Re: A William Moore & Co. pinfire - seeking information on WM&Co.

Posted: Thu Nov 29, 2018 3:03 pm
by John 39
Hi Stephen / Darryl,

I got myself thoroughly confused, of course laminated means a higher proportion of steel than in the usual damascus. I don't have a copy of "The Gun and its Development" but I do have "Modern Shotguns" which has a short piece on gun barrels. As I understand it, Damascus steel was so named simply because Damascus was a major trading centre between India and the rest of the known world. The steel originally found there was Wootz steel made in India in clay pots with wood (in the form of branches and twigs) plunged into it to raise the carbon content. This was hammered out into sword and knife blades and then ultimately, from our point of view, into gun barrels. I have some literature on the subject, just have to find it!
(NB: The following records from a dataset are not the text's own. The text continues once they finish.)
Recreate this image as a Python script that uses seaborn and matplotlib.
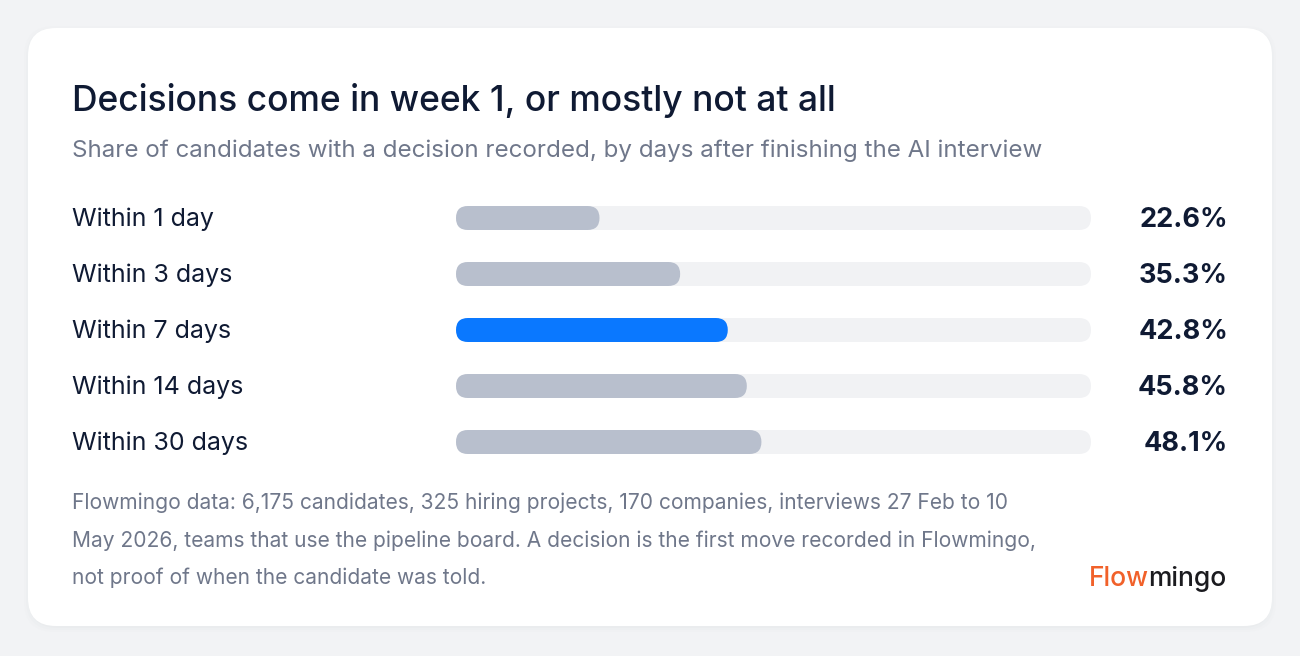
import numpy as np
import pandas as pd
import seaborn as sns
import matplotlib.pyplot as plt
from matplotlib.patches import FancyBboxPatch
from matplotlib.transforms import blended_transform_factory

# data
labels = ['Within 1 day', 'Within 3 days', 'Within 7 days', 'Within 14 days', 'Within 30 days']
values = [22.6, 35.3, 42.8, 45.8, 48.1]
highlight = 'Within 7 days'

title = 'Decisions come in week 1, or mostly not at all'
subtitle = 'Share of candidates with a decision recorded, by days after finishing the AI interview'
note = ['Flowmingo data: 6,175 candidates, 325 hiring projects, 170 companies, interviews 27 Feb to 10',
        'May 2026, teams that use the pipeline board. A decision is the first move recorded in Flowmingo,',
        'not proof of when the candidate was told.']

# colours
BG = '#f2f3f5'
CARD = '#ffffff'
TRACK = '#f1f2f4'
BAR = '#b8bfcd'
BLUE = '#0a78ff'
INK = '#0f1a33'
MUTED = '#6f778a'

sns.set_theme(style='white')
plt.rcParams['font.family'] = ['Inter', 'DejaVu Sans']

W, H = 1300, 656
fig = plt.figure(figsize=(W / 100, H / 100), dpi=100, facecolor=BG)

# background axes in pixel coords
bg = fig.add_axes([0, 0, 1, 1])
bg.set_xlim(0, W)
bg.set_ylim(H, 0)
bg.axis('off')
for i, a in enumerate([0.035, 0.025, 0.015]):
    bg.add_patch(FancyBboxPatch((28 - i * 2, 30 - i * 2), 1244 + i * 4, 598 + i * 4,
                                boxstyle='round,pad=0,rounding_size=30',
                                fc='#9aa0ad', ec='none', alpha=a))
bg.add_patch(FancyBboxPatch((28, 28), 1244, 598, boxstyle='round,pad=0,rounding_size=28',
                            fc=CARD, ec='none'))

bg.text(72, 100, title, fontsize=25.5, fontweight='medium', color=INK, va='center', ha='left')
bg.text(72, 151, subtitle, fontsize=17.4, color=MUTED, va='center', ha='left')
for j, line in enumerate(note):
    bg.text(72, 503 + j * 37.5, line, fontsize=15.1, color=MUTED, va='center', ha='left')

# logo
t1 = bg.text(1089, 579, 'Flow', fontsize=19, fontweight='medium', color='#f1612a',
             va='center', ha='left')
fig.canvas.draw()
bb = t1.get_window_extent(renderer=fig.canvas.get_renderer())
bg.text(1089 + bb.width - 1, 579, 'mingo', fontsize=19, fontweight='medium', color='#1b1b1f',
        va='center', ha='left')

# bar axes
top, row_h = 190, 56
ax = fig.add_axes([456 / W, 1 - (top + row_h * len(labels)) / H, 635 / W, row_h * len(labels) / H])
df = pd.DataFrame({'label': labels, 'value': values, 'track': [100] * len(labels)})
bw = 24 / row_h
sns.barplot(data=df, x='track', y='label', color=TRACK, width=bw, ax=ax, saturation=1)
palette = {l: (BLUE if l == highlight else BAR) for l in labels}
sns.barplot(data=df, x='value', y='label', hue='label', palette=palette, width=bw,
            ax=ax, saturation=1, legend=False)
ax.set_xlim(0, 100)
ax.set_ylim(len(labels) - 0.5, -0.5)
ax.axis('off')

# rounded caps
px_x = 100 / 635
px_y = 1 / row_h
r = 12
for p in list(ax.patches):
    x0, y0, w, h = p.get_x(), p.get_y(), p.get_width(), p.get_height()
    fc = p.get_facecolor()
    p.remove()
    ax.add_patch(FancyBboxPatch((x0, y0), w, h,
                                boxstyle=f'round,pad=0,rounding_size={r * px_x}',
                                mutation_aspect=px_y / px_x, fc=fc, ec='none'))

tr = blended_transform_factory(bg.transData, ax.transData)
for i, (l, v) in enumerate(zip(labels, values)):
    ax.text(72, i + 0.03, l, transform=tr, fontsize=18, color=INK, va='center', ha='left')
    ax.text(1228, i + 0.03, f'{v:.1f}%', transform=tr, fontsize=19.5, fontweight='bold', color=INK,
            va='center', ha='right')

fig.savefig('out.png', dpi=100, facecolor=BG)
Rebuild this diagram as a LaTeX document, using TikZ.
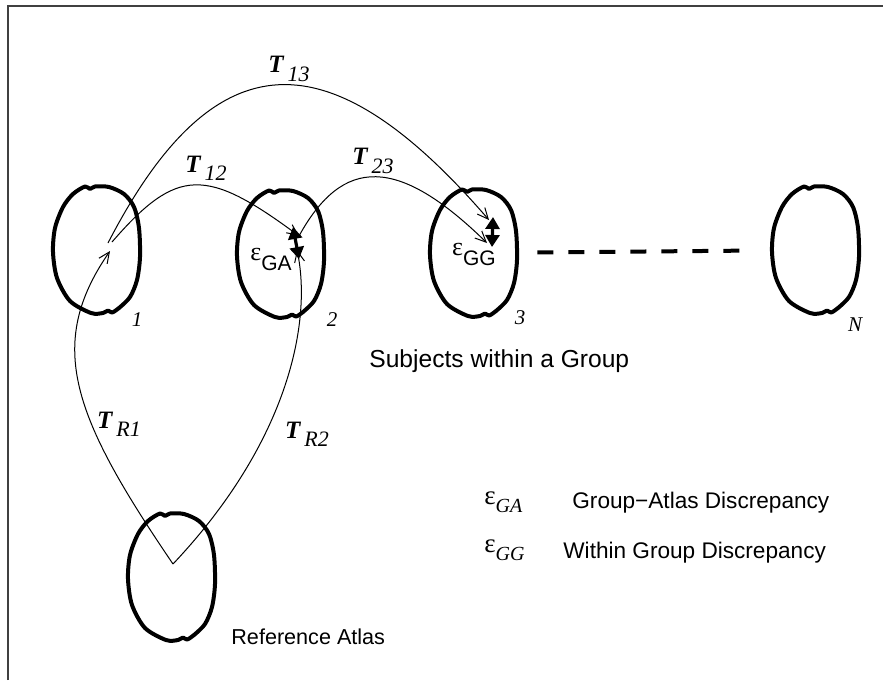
\documentclass[tikz,border=0pt]{standalone}
\usepackage{fontspec}
\setmainfont{Liberation Sans}
\newfontfamily\serifit{Liberation Serif}
\usetikzlibrary{shapes,arrows.meta,positioning,calc}

% transform label: bold italic T with an italic index
\newcommand{\tmap}[1]{{\serifit\fontsize{12.5}{14}\selectfont\textbf{\textit{T}}\kern1.5pt\raisebox{-0.33em}{\fontsize{11}{13}\selectfont\textit{#1}}}}
% brain outline around a subject node
\newcommand{\brainat}[1]{%
  \draw[outline, shift={(#1.center)}] plot[smooth cycle, tension=0.5] coordinates {
    (-7,-61) (-2,-63.5) (12,-63) (27,-56) (37,-43) (42,-22) (43,7) (40,30)
    (33,47) (22,58) (15,62.5) (11,60.5) (6,63) (-6,63) (-27,51)
    (-40,28) (-44,2) (-42,-22) (-34,-43) (-24,-56) (-12,-63.5)};}

\begin{document}
\begin{tikzpicture}[x=0.5pt, y=-0.5pt,
    subject/.style={ellipse, minimum width=44pt, minimum height=64pt, inner sep=0pt},
    outline/.style={line width=2pt, line join=round},
    transform/.style={-{Straight Barb[length=5.5pt,width=5pt]}, line width=0.5pt},
    discrepancy/.style={{Triangle[length=6pt,width=7pt]}-{Triangle[length=6pt,width=7pt]}, line width=1.6pt},
    numlabel/.style={inner sep=0pt, font=\serifit\itshape\fontsize{10.5}{12}\selectfont},
    txt/.style={inner sep=0pt, font=\fontsize{11.3}{13}\selectfont}]
    \useasboundingbox (0,0) rectangle (883,680);
    % frame
    \draw[black!75, line width=0.6pt] (8,680) -- (8,6) -- (883,6);

    % subjects and the atlas
    \node[subject] (s1) at (97,250) {};
    \node[subject] (s2) at (281,254) {};
    \node[subject] (s3) at (474,253) {};
    \node[subject] (sN) at (816,250) {};
    \node[subject] (atlas) at (172,577) {};
    \foreach \b in {s1,s2,s3,sN,atlas} {\brainat{\b}}
    \draw[line width=2pt, dash pattern=on 8pt off 7.5pt, shorten <=9.5pt, shorten >=11pt] (s3) -- (sN);

    % ends of the transforms
    \coordinate (apex) at (173,564);
    \coordinate (o1) at (110,251);
    \coordinate (a1) at (112,242);
    \coordinate (b1) at (108,243);
    \coordinate (o2) at (297,250);
    \coordinate (a2) at (299,236);
    \coordinate (a3) at (487,243);
    \coordinate (b3) at (489,220);

    % transforms
    \draw[transform] (apex) .. controls (73,417) and (45,345) .. (o1);
    \draw[transform] (apex) .. controls (290,440) and (312,320) .. (o2);
    \draw[transform] (a1) .. controls (177,167) and (206,167) .. (a2);
    \draw[transform] (b1) .. controls (215,36) and (330,36) .. (b3);
    \draw[transform] (a2) .. controls (343,156) and (398,156) .. (a3);
    \node[inner sep=0pt] (t13) at (289,69) {\tmap{13}};
    \node[inner sep=0pt] (t12) at (206,168) {\tmap{12}};
    \node[inner sep=0pt] (t23) at (373,161) {\tmap{23}};
    \node[inner sep=0pt] (tr1) at (119,424) {\tmap{R1}};
    \node[inner sep=0pt] (tr2) at (307,434) {\tmap{R2}};

    % discrepancies
    \coordinate (g1) at (293,227);
    \coordinate (g2) at (299,259);
    \coordinate (h1) at (493,217);
    \coordinate (h2) at (492,247);
    \draw[discrepancy] (g1) -- (g2);
    \draw[discrepancy] (h1) -- (h2);
    \node[txt] (eGA) at (271,259) {{\serifit\fontsize{13}{15}\selectfont ε}\raisebox{-5pt}{\fontsize{10.5}{12}\selectfont GA}};
    \node[txt] (eGG) at (474,254) {{\serifit\fontsize{13}{15}\selectfont ε}\raisebox{-5pt}{\fontsize{10.5}{12}\selectfont GG}};

    % subject numbers
    \node[numlabel] (n1) at (137,320) {1};
    \node[numlabel] (n2) at (332,320) {2};
    \node[numlabel] (n3) at (520,318) {3};
    \node[numlabel] (nN) at (855,325) {N};

    % captions and key
    \node[txt, anchor=base west, font=\fontsize{12.3}{14}\selectfont] (group) at (369,367) {Subjects within a Group};
    \node[txt, anchor=base west, font=\fontsize{10.8}{13}\selectfont] (ref) at (231,644) {Reference Atlas};
    \node[txt, anchor=base west] (kGA) at (484,504) {{\serifit\fontsize{13.5}{15}\selectfont ε}\raisebox{-4pt}{\serifit\itshape\fontsize{10}{11}\selectfont GA}};
    \node[txt, anchor=base west] (lGA) at (572,508) {Group−Atlas Discrepancy};
    \node[txt, anchor=base west] (kGG) at (484,552) {{\serifit\fontsize{13.5}{15}\selectfont ε}\raisebox{-4pt}{\serifit\itshape\fontsize{10}{11}\selectfont GG}};
    \node[txt, anchor=base west] (lGG) at (563,558) {Within Group Discrepancy};
\end{tikzpicture}
\end{document}
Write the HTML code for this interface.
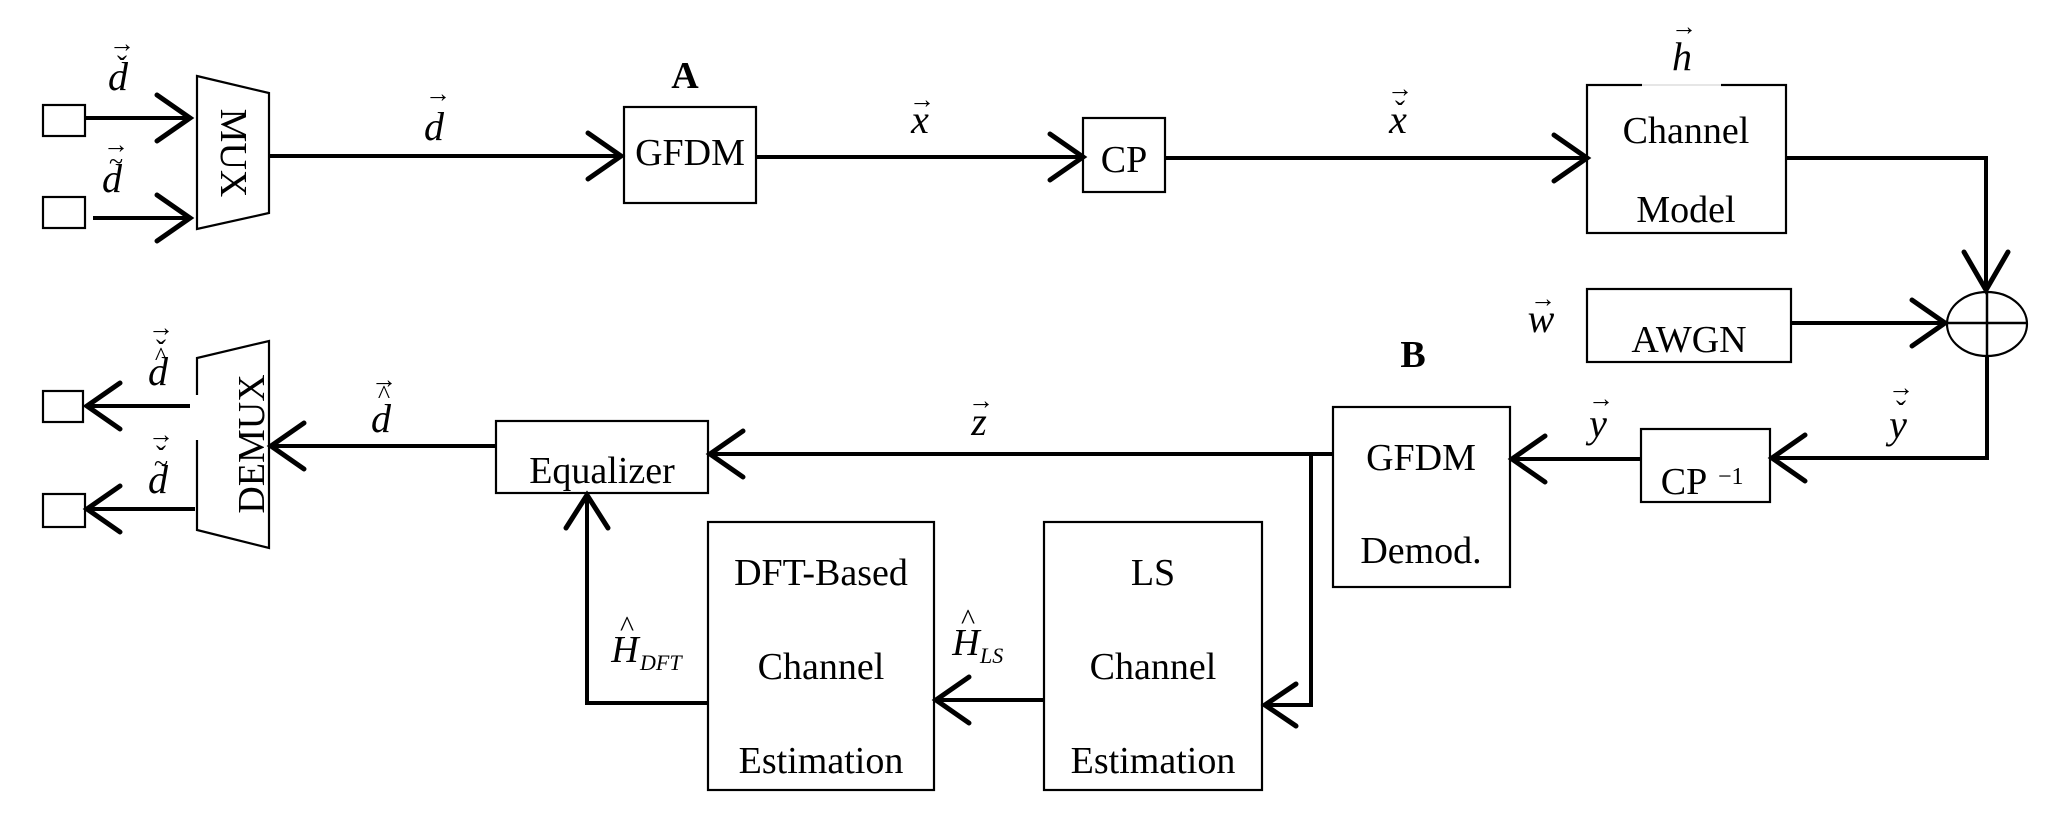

Re: A William Moore & Co. pinfire - seeking information on WM&Co.

Posted: Tue Dec 04, 2018 7:23 pm
by Daryl Hallquist 59
For your information, here are the results of a Birmingham Proof House barrel test. My guess is that it was circa 1880 or a bit later. Note the Laminated performance.

Image

Re: A William Moore & Co. pinfire - seeking information on WM&Co.

Posted: Sat Dec 29, 2018 7:24 pm
by Stephen Nash 218
I need to correct myself, as I stated earlier that I had never seen a pinfire gun with the rib inscription denoting "Laminated Steel". I have just seen on-line pictures of a W. Wellington 10-bore pinfire gun for sale, with the rib inscription "W. Wellington London Laminated Steel".

I should learn to 'never say never' when it comes to 19th Century gunmaking.

I understand "W. Wellington" was the lower-grade line of the maker William Wellington Greener, mainly for the export trade.